Selasa, 30 Agustus 2016

The new spinsters: how single got sexy – Marie Claire.co.uk (blog)



Why more women than ever are choosing to be single

There’s a scene in the 2001 film Bridget Jones’ Diary where our hapless protagonist skulks around her flat wearing pyjamas and eating ice cream to a soundtrack of All By Myself. And it’s not just the hairstyles and interiors that look dated. Thankfully, in 2016, the singleton cliché (needy, wine habit, waiting to be ‘saved’) has been turned on its head and women are redefining what it means to be unattached. Newsflash: we’re not all going to die alone with our ten cats (unless of course we want to).

A 2014 study* stated that the number of people living alone in the UK is growing ten times as fast as the overall population. Plus, a recent poll for a dating app revealed that one third of British women would be happy to stay single forever, and 25-year-old Stephanie Barrett is one of them. ‘I don’t buy into this notion that you’re somehow incomplete until you’re one half of a heterosexual couple,’ says the copywriter from London. ‘Weekends for me involve dinner parties with friends, trips away or studying for my Masters. Stuff for me, basically. I’ve watched friends in relationships lose their identity, and stop having new experiences. 
I think that’s a shame. I’d always rather be single than in an average relationship.’

In her 2015 book, Spinster: Making A Life Of One’s Own, cultural critic Kate Bolick explains that the term ‘spinster’ originated in 15th-century Europe to describe unmarried girls who spun thread. From the 18th century, the term was negatively slapped on any woman who wasn’t married by 23. Today, the average British woman gets married at 32 and in 2014, half of 20-year-olds stated they would never marry. ‘For me, “spinster” was an internalisation of the attitudes 
I was seeing in pop culture,’ says Bolick. ‘If women are only seeing sad-sack versions of singledom, they’re not seeing themselves reflected. Luckily there are now more complex single women in TV and films.’

We are part of a generation that increasingly refuses to define our gender or sexuality by labels, and our relationship status deserves the same fluidity. ‘A number of my friends are in open relationships,’ adds Barrett. ‘I regularly use dating apps and see people casually, so it’s not like I don’t have sex. I just don’t want to get bogged down with the other constraints of relationships.’

Far from being lonely, single women today feel liberated and their friendships are richer. Indeed, researchers at the London School of Economics, who spent three years recording the ebb and flow of 50,000 people’s moods, found that most were happier when they were with their friends than they were with their partners.

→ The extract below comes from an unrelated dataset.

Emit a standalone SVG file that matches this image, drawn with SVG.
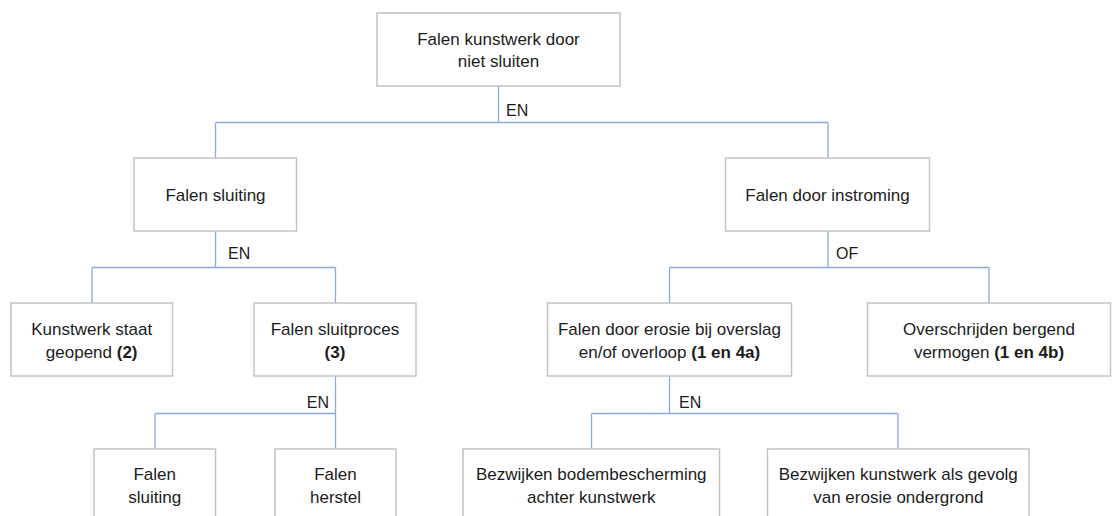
<svg xmlns="http://www.w3.org/2000/svg" width="1116" height="516" viewBox="0 0 1116 516">
<style>
.box{fill:#ffffff;stroke:#c4c4c4;stroke-width:1.5}
.t{font-family:"Liberation Sans",Arial,sans-serif;font-size:17px;fill:#1c1c1c;text-anchor:middle}
.lbl{font-family:"Liberation Sans",Arial,sans-serif;font-size:16px;fill:#1c1c1c}
.b{font-weight:bold}
.c{fill:none;stroke:#8eaadb;stroke-width:1.3}
</style>
<rect width="1116" height="516" fill="#ffffff"/>
<g id="connectors">
<path class="c" d="M498.5 86 V122.5 M215.5 122.5 H828 M215.5 122.5 V158 M828 122.5 V158"/>
<path class="c" d="M215.5 231 V267.5 M92 267.5 H335.5 M92 267.5 V303 M335.5 267.5 V303"/>
<path class="c" d="M828 231 V267.5 M669.5 267.5 H989 M669.5 267.5 V303 M989 267.5 V303"/>
<path class="c" d="M335.5 376 V449 M155 413.5 H335.5 M155 413.5 V449"/>
<path class="c" d="M669.5 376 V413.5 M591.5 413.5 H898 M591.5 413.5 V449 M898 413.5 V449"/>
<text class="lbl" x="506" y="116">EN</text>
<text class="lbl" x="228" y="259">EN</text>
<text class="lbl" x="836" y="259">OF</text>
<text class="lbl" x="329" y="408" text-anchor="end">EN</text>
<text class="lbl" x="679" y="408">EN</text>
</g>
<g id="n-top">
<rect class="box" x="377" y="13" width="243" height="73"/>
<text class="t" x="498.5" y="45">Falen kunstwerk door</text>
<text class="t" x="498.5" y="67">niet sluiten</text>
</g>
<g id="n-falen-sluiting">
<rect class="box" x="134" y="158" width="162.5" height="73"/>
<text class="t" x="215.5" y="201">Falen sluiting</text>
</g>
<g id="n-falen-instroming">
<rect class="box" x="725.5" y="158" width="204" height="73"/>
<text class="t" x="827.5" y="201">Falen door instroming</text>
</g>
<g id="n-kunstwerk-geopend">
<rect class="box" x="11" y="303" width="161.5" height="73"/>
<text class="t" x="91.7" y="335">Kunstwerk staat</text>
<text class="t" x="91.7" y="357.5">geopend <tspan class="b">(2)</tspan></text>
</g>
<g id="n-sluitproces">
<rect class="box" x="254" y="303" width="162" height="73"/>
<text class="t" x="335" y="335">Falen sluitproces</text>
<text class="t" x="335" y="357.5" font-weight="bold">(3)</text>
</g>
<g id="n-erosie">
<rect class="box" x="547.5" y="303" width="244" height="73"/>
<text class="t" x="669.5" y="335">Falen door erosie bij overslag</text>
<text class="t" x="669.5" y="357.5">en/of overloop <tspan class="b">(1 en 4a)</tspan></text>
</g>
<g id="n-bergend">
<rect class="box" x="867.5" y="303" width="243" height="73"/>
<text class="t" x="989" y="335">Overschrijden bergend</text>
<text class="t" x="989" y="357.5">vermogen <tspan class="b">(1 en 4b)</tspan></text>
</g>
<g id="n-sluiting2">
<rect class="box" x="94" y="449" width="121.5" height="80"/>
<text class="t" x="154.7" y="480">Falen</text>
<text class="t" x="154.7" y="502.5">sluiting</text>
</g>
<g id="n-herstel">
<rect class="box" x="275" y="449" width="121" height="80"/>
<text class="t" x="335.5" y="480">Falen</text>
<text class="t" x="335.5" y="502.5">herstel</text>
</g>
<g id="n-bodem">
<rect class="box" x="463" y="449" width="256.5" height="80"/>
<text class="t" x="591.3" y="480">Bezwijken bodembescherming</text>
<text class="t" x="591.3" y="502.5">achter kunstwerk</text>
</g>
<g id="n-ondergrond">
<rect class="box" x="767.5" y="449" width="261.5" height="80"/>
<text class="t" x="898.3" y="480">Bezwijken kunstwerk als gevolg</text>
<text class="t" x="898.3" y="502.5">van erosie ondergrond</text>
</g>
</svg>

‘It’s not so much that women are rejecting marriage out of principle,’ says academic Rebecca Traister, the author of All The Single Ladies: Unmarried Women And The Rise Of An Independent Nation. ‘It’s that we know how hard it is to meet somebody who enhances your life and there are other ways to make it wonderful. Not long ago, women were dependent on men and marriage for economic stability, social currency and access to non-risky sex. Now, all kinds of new freedoms have enabled privileged women to live their adult, romantic, sexual and familial lives however they choose.’

But there are some negatives to being single, Barrett acknowledges: ‘I’d be more likely to be able to afford to buy my own home if I had somebody to combine my income with. However, women my age don’t see that as a life goal any more. Luckily, I know I don’t want kids so I don’t have biological pressures either, but I have one friend who just had her eggs frozen at 33 because she knows she wants a child one day but isn’t fussed about meeting a guy.’

In her book, Bolick quotes the critic Vivian Gornick who, after leaving her husband in the early 70s, wrote: ‘The idea of love seemed an invasion. I had thoughts to think, a craft to learn, a self to discover. Solitude was a gift.’ Today, solitude isn’t just a gift, for many it’s the new happy ever after.

*Data taken from 2011 census for England and Wales.